Task to complete -
Without the pictures, extract every line from the start of the material to the line containing "(268,148) rectangle (2095,2813);", both ends included.

[Begin]

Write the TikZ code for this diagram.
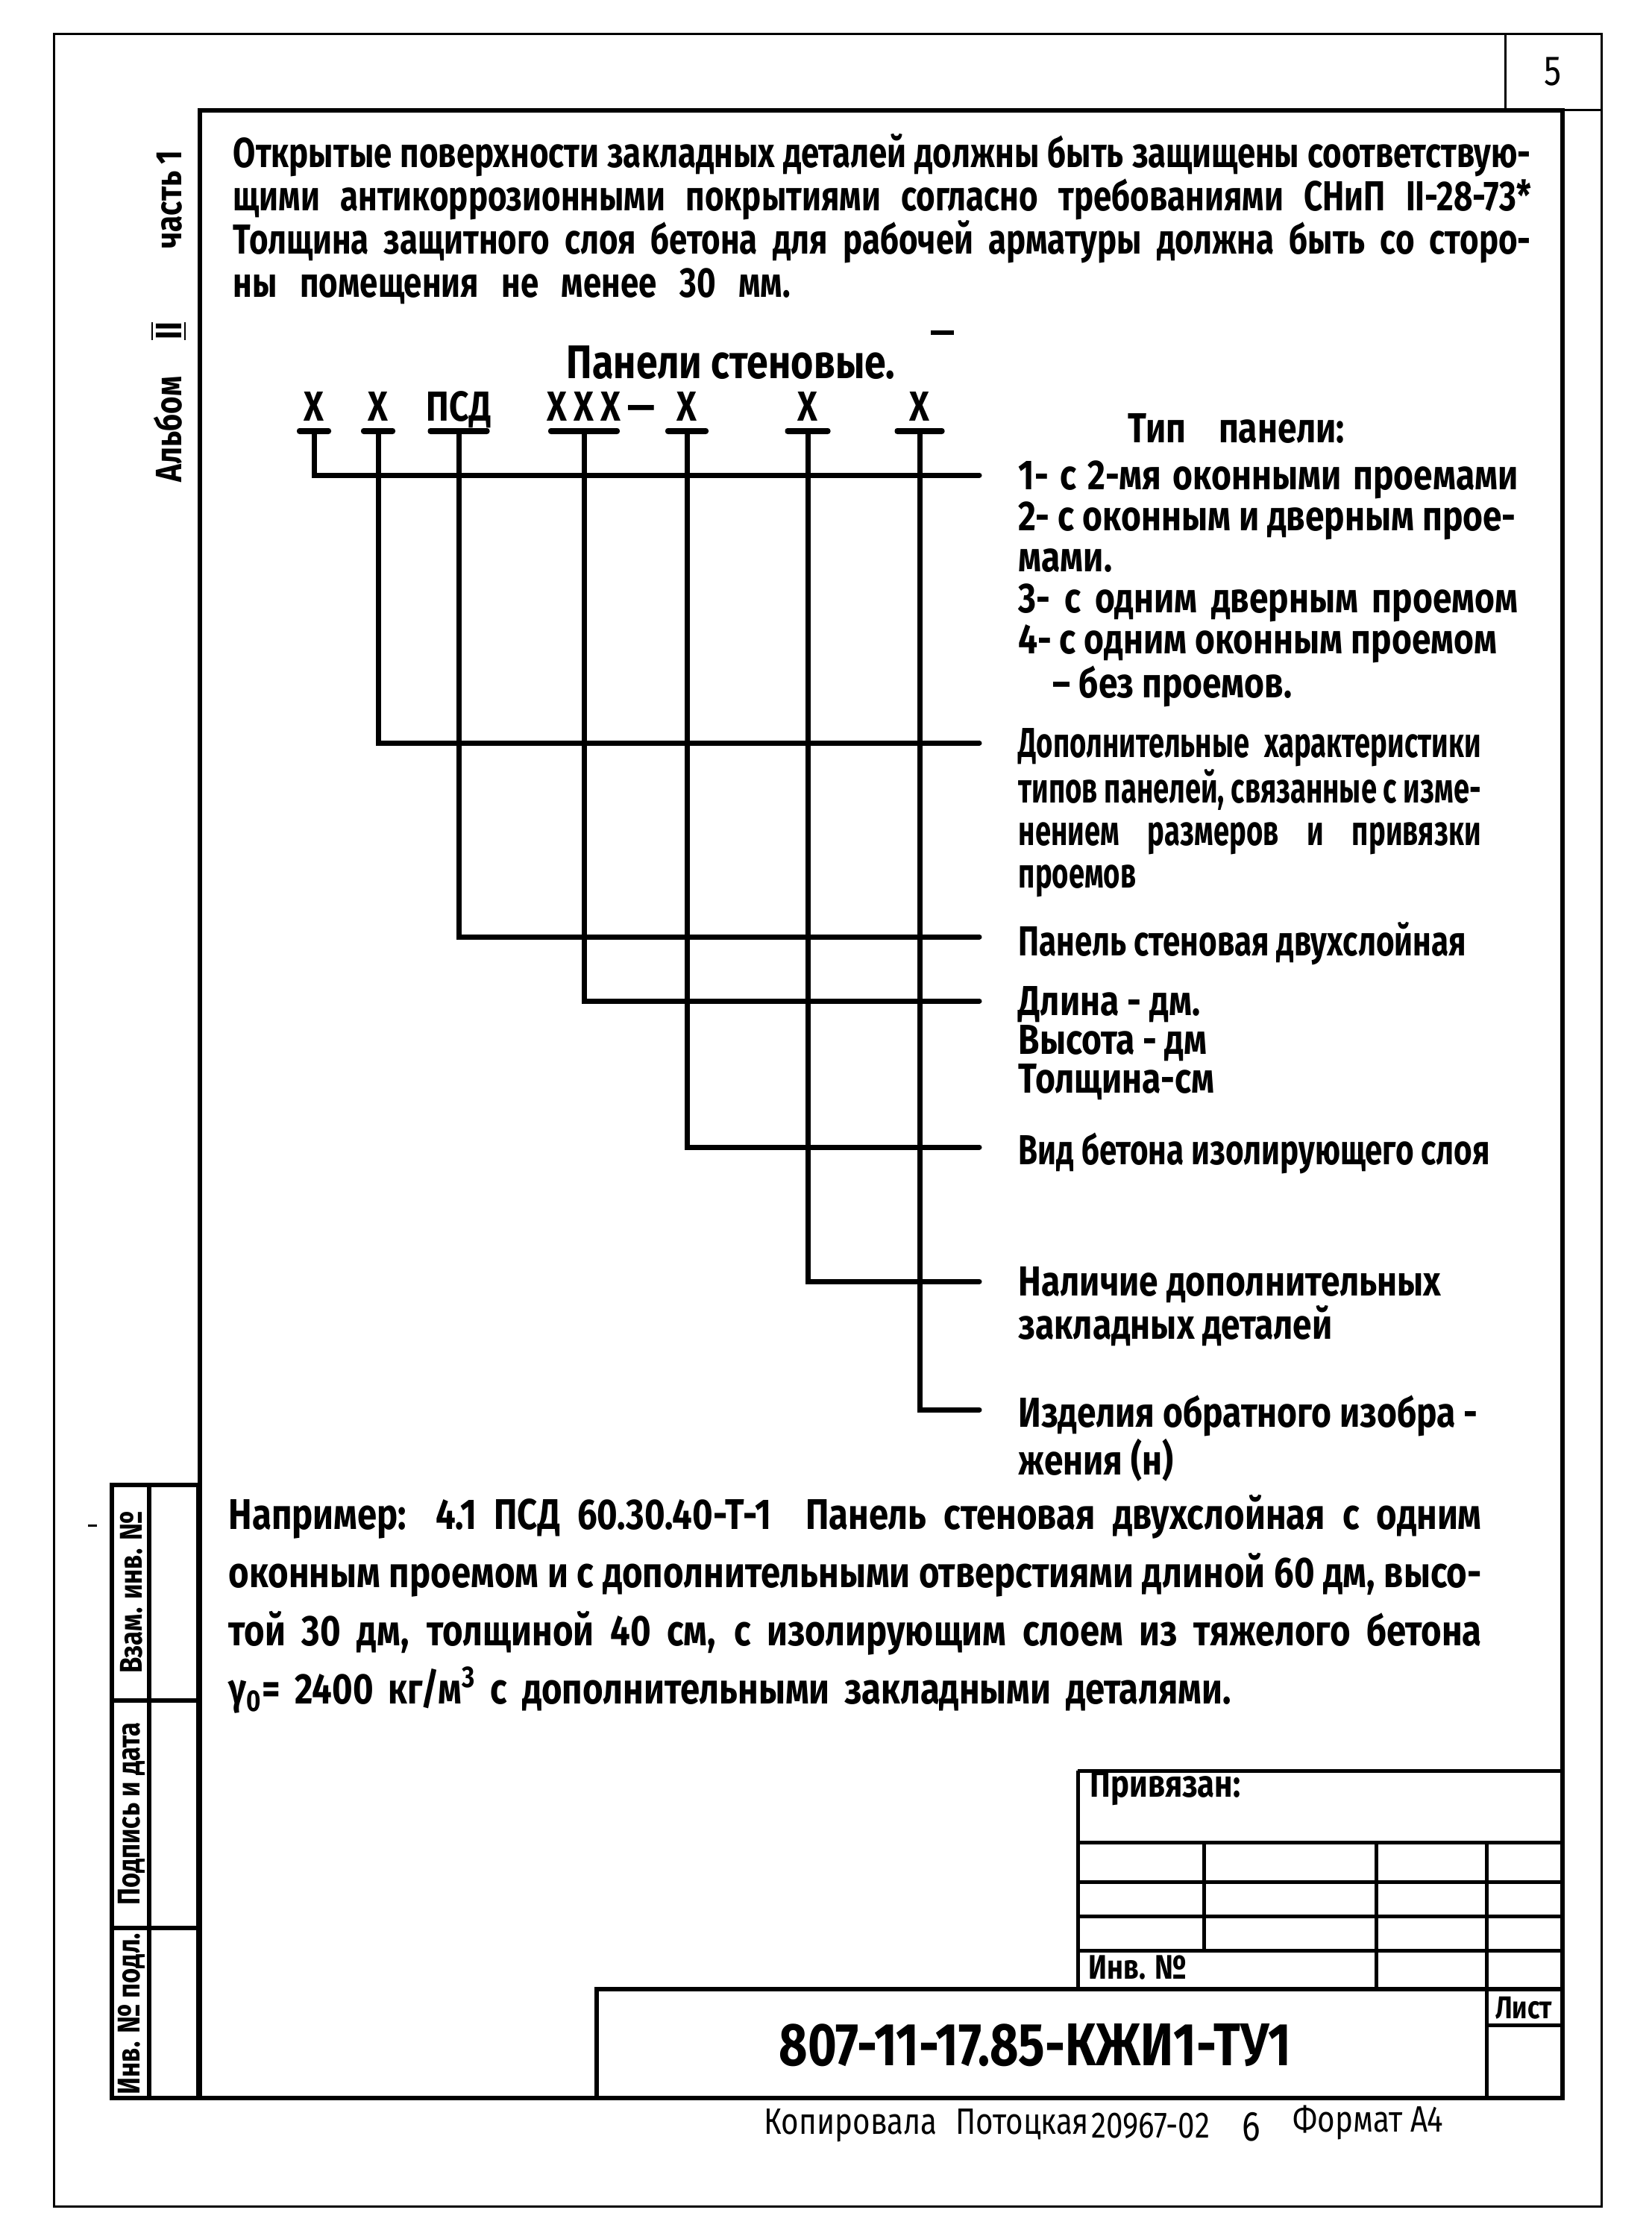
\documentclass[tikz,border=0pt]{standalone}
\usepackage{fontspec}
\setmainfont[FakeStretch=0.82]{Fira Sans}
\newfontfamily\notefont[FakeStretch=0.78]{Fira Sans}
\newfontfamily\tightfont[FakeStretch=0.75]{Fira Sans}
\newfontfamily\slimfont[FakeStretch=0.68]{Fira Sans}
\usetikzlibrary{positioning}

\begin{document}
\begin{tikzpicture}[
  x=0.1mm, y=-0.1mm,
  sheet/.style={line width=0.3mm},
  frame/.style={line width=0.6mm},
  grid/.style={line width=0.5mm},
  leader/.style={line width=0.7mm, line cap=round},
  bar/.style={rectangle, fill=black, inner sep=0pt, minimum height=0.8mm, rounded corners=0.35mm},
  code/.style={inner sep=0pt, text height=3.4mm, text depth=0pt, font=\bfseries\fontsize{16}{16}\selectfont},
  note/.style={anchor=north west, align=justify, inner sep=0pt, font=\notefont\bfseries\fontsize{16}{5.8mm}\selectfont},
  legend/.style={anchor=north west, align=left, inner sep=0pt, font=\bfseries\fontsize{16}{5.5mm}\selectfont},
  stamp/.style={rotate=90, inner sep=0pt, font=\bfseries\fontsize{12}{12}\selectfont},
  cell/.style={anchor=west, inner sep=0pt, font=\bfseries\fontsize{14.5}{14.5}\selectfont}
]
\useasboundingbox (0,0) rectangle (2215,3002);

\draw[sheet] (72,45) rectangle (2147,2958);
\draw[sheet] (2018,45) -- (2018,147) -- (2147,147);
\node[inner sep=0pt, font=\fontsize{16}{16}\selectfont] (sheetNo) at (2082,96) {5};
\draw[frame] (268,148) rectangle (2095,2813);

\draw[frame] (150,1991) rectangle (266,2813);
\draw[frame] (200,1991) -- (200,2813);
\draw[frame] (150,2280) -- (266,2280);
\draw[frame] (150,2585) -- (266,2585);
\node[stamp] (stampA) at (176,2135) {Взам. инв. №};
\node[stamp] (stampB) at (176,2432) {Подпись и дата};
\node[stamp] (stampC) at (176,2700) {Инв. № подл.};
\draw[sheet] (118,2045) -- (130,2045);

\node[stamp, font=\bfseries\fontsize{14}{14}\selectfont] (album) at (226,424)
  {Альбом\quad$\overline{\underline{\mbox{II}}}$\qquad часть 1};

\node[note, text width=174mm] (topNote) at (312,179) {Открытые поверхности закладных деталей должны быть защищены соответствую-\linebreak
щими антикоррозионными покрытиями согласно требованиями СНиП II-28-73*\linebreak
Толщина защитного слоя бетона для рабочей арматуры должна быть со сторо-\linebreak
\makebox[74.7mm][s]{ны помещения не менее 30 мм.}};

\node[inner sep=0pt, font=\bfseries\fontsize{18}{18}\selectfont] (title) at (980,486) {Панели стеновые.};
\draw[frame] (1248,446) -- (1279,446);

\node[bar, minimum width=4.6mm] (barA) at (421,578) {};
\node[bar, minimum width=4.6mm] (barB) at (507,578) {};
\node[bar, minimum width=8.3mm] (barC) at (615,578) {};
\node[bar, minimum width=9.6mm] (barD) at (783,578) {};
\node[bar, minimum width=5.8mm] (barE) at (921,578) {};
\node[bar, minimum width=6.1mm] (barF) at (1083,578) {};
\node[bar, minimum width=6.7mm] (barG) at (1233,578) {};
\node[code, above=0.8mm of barA] (codeA) {Х};
\node[code, above=0.8mm of barB] (codeB) {Х};
\node[code, above=0.8mm of barC] (codeC) {ПСД};
\node[code, above=0.8mm of barD] (codeD) {Х\,Х\,Х};
\node[code, right=0.8mm of codeD] (dashD) {—};
\node[code, above=0.8mm of barE] (codeE) {Х};
\node[code, above=0.8mm of barF] (codeF) {Х};
\node[code, above=0.8mm of barG] (codeG) {Х};

\node[legend] (lblHead) at (1512,554) {Тип\ \ \ \ панели:};
\node[legend, align=justify, text width=67mm] (lblType) at (1365,617) {1- с 2-мя оконными проемами\linebreak
2- с оконным и дверным прое-\\
мами.\\
3- с одним дверным проемом\linebreak
4- с одним оконным проемом\\
\hspace*{4.6mm}– без проемов.};
\node[legend, align=justify, text width=62mm, font=\slimfont\bfseries\fontsize{16}{5.7mm}\selectfont] (lblExtra) at (1365,976) {Дополнительные характеристики\linebreak
типов панелей, связанные с изме-\linebreak
нением размеров и привязки\linebreak
проемов};
\node[legend, font=\tightfont\bfseries\fontsize{16}{16}\selectfont] (lblPanel) at (1365,1236) {Панель стеновая двухслойная};
\node[legend, font=\bfseries\fontsize{16}{5.2mm}\selectfont] (lblSize) at (1365,1322) {Длина - дм.\\
Высота - дм\\
Толщина-см};
\node[legend, font=\tightfont\bfseries\fontsize{16}{16}\selectfont] (lblConcrete) at (1365,1518) {Вид бетона изолирующего слоя};
\node[legend, font=\bfseries\fontsize{16}{5.2mm}\selectfont] (lblParts) at (1365,1698) {Наличие дополнительных\\
закладных деталей};
\node[legend, font=\bfseries\fontsize{16}{5.4mm}\selectfont] (lblMirror) at (1365,1870) {Изделия обратного изобра -\\
жения (н)};

\draw[leader] (barA.south) |- ([xshift=-5.2mm,yshift=-2mm]lblType.north west);
\draw[leader] (barB.south) |- ([xshift=-5.2mm,yshift=-2mm]lblExtra.north west);
\draw[leader] (barC.south) |- ([xshift=-5.2mm,yshift=-2mm]lblPanel.north west);
\draw[leader] (barD.south) |- ([xshift=-5.2mm,yshift=-2mm]lblSize.north west);
\draw[leader] (barE.south) |- ([xshift=-5.2mm,yshift=-2mm]lblConcrete.north west);
\draw[leader] (barF.south) |- ([xshift=-5.2mm,yshift=-2mm]lblParts.north west);
\draw[leader] (barG.south) |- ([xshift=-5.2mm,yshift=-2mm]lblMirror.north west);

\node[note, text width=168mm, font=\bfseries\fontsize{16.4}{7.8mm}\selectfont] (example) at (306,2004) {Например: 4.1 ПСД 60.30.40-Т-1\ \ Панель стеновая двухслойная с одним\linebreak
оконным проемом и с дополнительными отверстиями длиной 60 дм, высо-\linebreak
той 30 дм, толщиной 40 см, с изолирующим слоем из тяжелого бетона\linebreak
\makebox[134.4mm][s]{γ\textsubscript{0}= 2400 кг/м\textsuperscript{3} с дополнительными закладными деталями.}};

\draw[grid] (1445,2374) -- (2095,2374);
\draw[grid] (1445,2374) -- (1445,2667);
\draw[grid] (1445,2470) -- (2095,2470);
\draw[grid] (1445,2523) -- (2095,2523);
\draw[grid] (1445,2569) -- (2095,2569);
\draw[grid] (1445,2615) -- (2095,2615);
\draw[grid] (1614,2470) -- (1614,2615);
\draw[grid] (1845,2470) -- (1845,2667);
\draw[grid] (1993,2470) -- (1993,2813);
\draw[frame] (800,2667) rectangle (2095,2813);
\draw[grid] (1993,2715) -- (2095,2715);
\node[cell] (bound) at (1461,2397) {Привязан:};
\node[cell, font=\bfseries\fontsize{13}{13}\selectfont] (invNo) at (1459,2638) {Инв. №};
\node[cell, anchor=center, font=\bfseries\fontsize{12}{12}\selectfont] (sheetLbl) at (2043,2692) {Лист};
\node[inner sep=0pt, font=\bfseries\fontsize{23}{23}\selectfont] (docCode) at (1388,2742) {807-11-17.85-КЖИ1-ТУ1};

\node[anchor=west, inner sep=0pt, font=\fontsize{14}{14}\selectfont] (copyBy) at (1024,2850) {Копировала\hspace{2.5mm}Потоцкая};
\node[right=0.2mm of copyBy, inner sep=0pt, font=\fontsize{14}{14}\selectfont] (orderNo) {20967-02};
\node[inner sep=0pt, font=\fontsize{16}{16}\selectfont] (copyNo) at (1678,2852) {6};
\node[anchor=west, inner sep=0pt, font=\fontsize{14}{14}\selectfont] (format) at (1733,2846) {Формат А4};
\end{tikzpicture}
\end{document}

[End]

Problem solution -
Write the TikZ code for this diagram.
\documentclass[tikz,border=0pt]{standalone}
\usepackage{fontspec}
\setmainfont[FakeStretch=0.82]{Fira Sans}
\newfontfamily\notefont[FakeStretch=0.78]{Fira Sans}
\newfontfamily\tightfont[FakeStretch=0.75]{Fira Sans}
\newfontfamily\slimfont[FakeStretch=0.68]{Fira Sans}
\usetikzlibrary{positioning}

\begin{document}
\begin{tikzpicture}[
  x=0.1mm, y=-0.1mm,
  sheet/.style={line width=0.3mm},
  frame/.style={line width=0.6mm},
  grid/.style={line width=0.5mm},
  leader/.style={line width=0.7mm, line cap=round},
  bar/.style={rectangle, fill=black, inner sep=0pt, minimum height=0.8mm, rounded corners=0.35mm},
  code/.style={inner sep=0pt, text height=3.4mm, text depth=0pt, font=\bfseries\fontsize{16}{16}\selectfont},
  note/.style={anchor=north west, align=justify, inner sep=0pt, font=\notefont\bfseries\fontsize{16}{5.8mm}\selectfont},
  legend/.style={anchor=north west, align=left, inner sep=0pt, font=\bfseries\fontsize{16}{5.5mm}\selectfont},
  stamp/.style={rotate=90, inner sep=0pt, font=\bfseries\fontsize{12}{12}\selectfont},
  cell/.style={anchor=west, inner sep=0pt, font=\bfseries\fontsize{14.5}{14.5}\selectfont}
]
\useasboundingbox (0,0) rectangle (2215,3002);

\draw[sheet] (72,45) rectangle (2147,2958);
\draw[sheet] (2018,45) -- (2018,147) -- (2147,147);
\node[inner sep=0pt, font=\fontsize{16}{16}\selectfont] (sheetNo) at (2082,96) {5};
\draw[frame] (268,148) rectangle (2095,2813);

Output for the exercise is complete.